It's the difference between 'the cat' and 'the cat sat on the mat' - but one day CCTV might be able to not only recognize individuals but behaviour

Researchers have unveiled a step forward in artificial intelligence that allows computers to describe the content of photos and videos with a greater accuracy than ever before – occasionally even aping human comprehension.

Researchers from Google and Stanford University in the US independently created software that does not only recognize individual objects (the usual target of machine vision) but complex scenes, involving multiple individuals, objects and activities.

While the software could be initially used to help catalogue online content (Google’s mission statement is still to “organize the world’s information”) robots in the future might use the algorithms to safely navigate real world environments.

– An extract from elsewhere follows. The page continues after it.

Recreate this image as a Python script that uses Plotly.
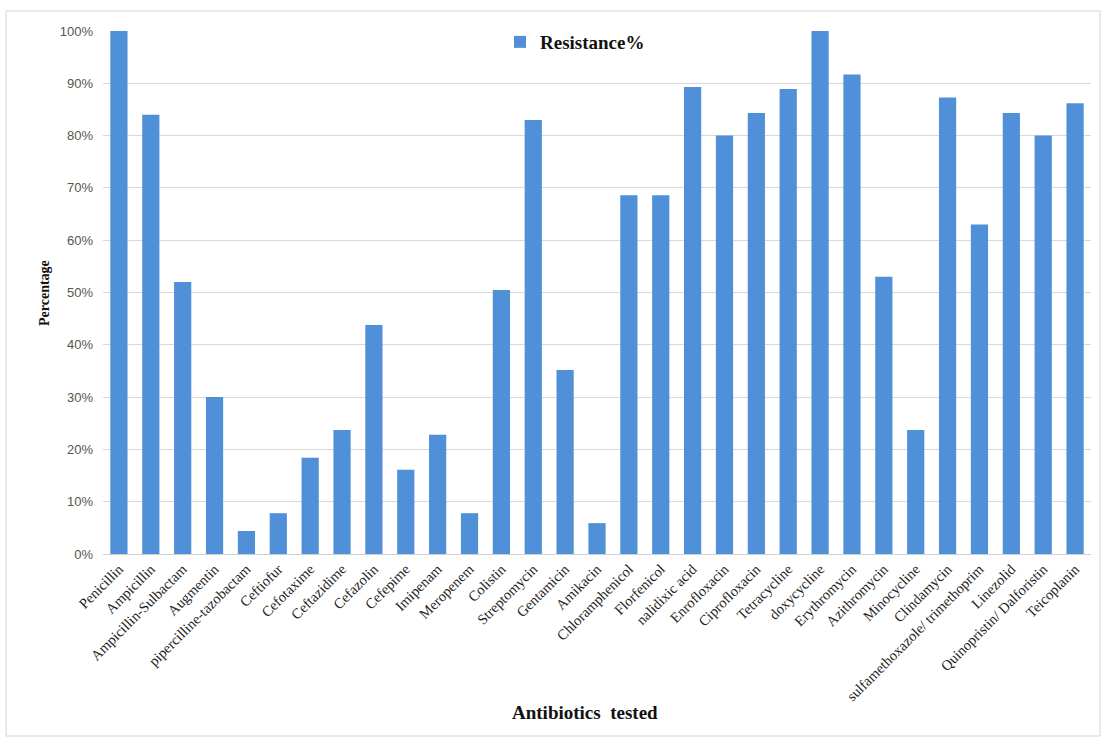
import plotly.graph_objects as go

antibiotics = [
    "Penicillin", "Ampicillin", "Ampicillin-Sulbactam", "Augmentin",
    "pipercilline-tazobactam", "Ceftiofur", "Cefotaxime", "Ceftazidime",
    "Cefazolin", "Cefepime", "Imipenam", "Meropenem", "Colistin",
    "Streptomycin", "Gentamicin", "Amikacin", "Chloramphenicol", "Florfenicol",
    "nalidixic acid", "Enrofloxacin", "Ciprofloxacin", "Tetracycline",
    "doxycycline", "Erythromycin", "Azithromycin", "Minocycline",
    "Clindamycin", "sulfamethoxazole/ trimethoprim", "Linezolid",
    "Quinopristin/ Dalforistin", "Teicoplanin",
]
resistance = [
    1.00, 0.84, 0.52, 0.30,
    0.044, 0.078, 0.184, 0.237,
    0.438, 0.161, 0.228, 0.078, 0.505,
    0.83, 0.352, 0.059, 0.686, 0.686,
    0.893, 0.80, 0.843, 0.889,
    1.00, 0.917, 0.53, 0.237,
    0.873, 0.63, 0.843,
    0.80, 0.862,
]
y_ticks = [i / 10 for i in range(11)]

serif = "Liberation Serif, Times New Roman, serif"
sans = "Liberation Sans, Arial, sans-serif"
W, H = 1102, 738
ml, mr, mt, mb = 103, 11, 31, 184
pw = W - ml - mr
ph = H - mt - mb


def px_x(x):
    return (x - ml) / pw


def px_y(y):
    return (H - mb - y) / ph


fig = go.Figure()
fig.add_trace(go.Bar(
    x=antibiotics,
    y=resistance,
    name="Resistance%",
    marker=dict(color="#4F90D8", line=dict(width=0)),
    width=0.54,
))

# light frame around the whole chart
fig.add_shape(
    type="rect", xref="paper", yref="paper",
    x0=px_x(6), x1=px_x(1100), y0=px_y(736), y1=px_y(11),
    line=dict(color="#d4d4d4", width=1), fillcolor="rgba(0,0,0,0)",
    layer="below",
)

# axis titles
fig.add_annotation(
    text="<b>Antibiotics  tested</b>", xref="paper", yref="paper",
    x=px_x(585), y=px_y(712), xanchor="center", yanchor="middle",
    showarrow=False, font=dict(family=serif, size=19, color="#111111"),
)
fig.add_annotation(
    text="<b>Percentage</b>", xref="paper", yref="paper",
    x=px_x(44), y=px_y(293), xanchor="center", yanchor="middle",
    textangle=-90, showarrow=False,
    font=dict(family=serif, size=14, color="#111111"),
)

fig.update_layout(
    width=W, height=H,
    margin=dict(l=ml, r=mr, t=mt, b=mb),
    paper_bgcolor="white", plot_bgcolor="white",
    font=dict(family=serif, color="#222222", size=13),
    showlegend=True,
    legend=dict(
        x=px_x(500), y=px_y(23), xanchor="left", yanchor="top",
        bgcolor="rgba(255,255,255,0)",
        font=dict(family=serif, size=19, color="#111111", weight="bold"),
        itemwidth=30,
    ),
    xaxis=dict(
        tickangle=-45,
        tickfont=dict(family=serif, size=14.5, color="#222222"),
        showline=True, linecolor="#d0d0d0", linewidth=1,
        ticks="", showgrid=False,
        range=[-0.5, len(antibiotics) - 0.5],
    ),
    yaxis=dict(
        range=[0, 1.0],
        tickvals=y_ticks,
        tickformat=".0%",
        tickfont=dict(family=sans, size=13, color="#555555"),
        ticklabelstandoff=9,
        showgrid=True, gridcolor="#d9d9d9", gridwidth=1,
        zeroline=False, ticks="",
    ),
    bargap=0.46,
)

fig.write_html("out.html")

However, the research also has implications for surveillance and could allow CCTV to not only identify individuals but also what they’re doing – spotting the difference, for example, between pedestrians walking down a street and people vandalising the same area.  

The system works by combining two neural networks (connected computers that can ‘learn’ to spot patterns in data), one of which recognizes individual elements with an image and another that uses natural language processing to turn this into a cohesive description.

“A picture may be worth a thousand words, but sometimes it’s the words that are most useful - so it’s important we figure out ways to translate from images to words automatically and accurately,” wrote Google in a blog post announcing the new research.

However, the technology is still prone to mistakes and some machine learning specialist note that the capacity is still far from “understanding” in the sense we use for human comprehension.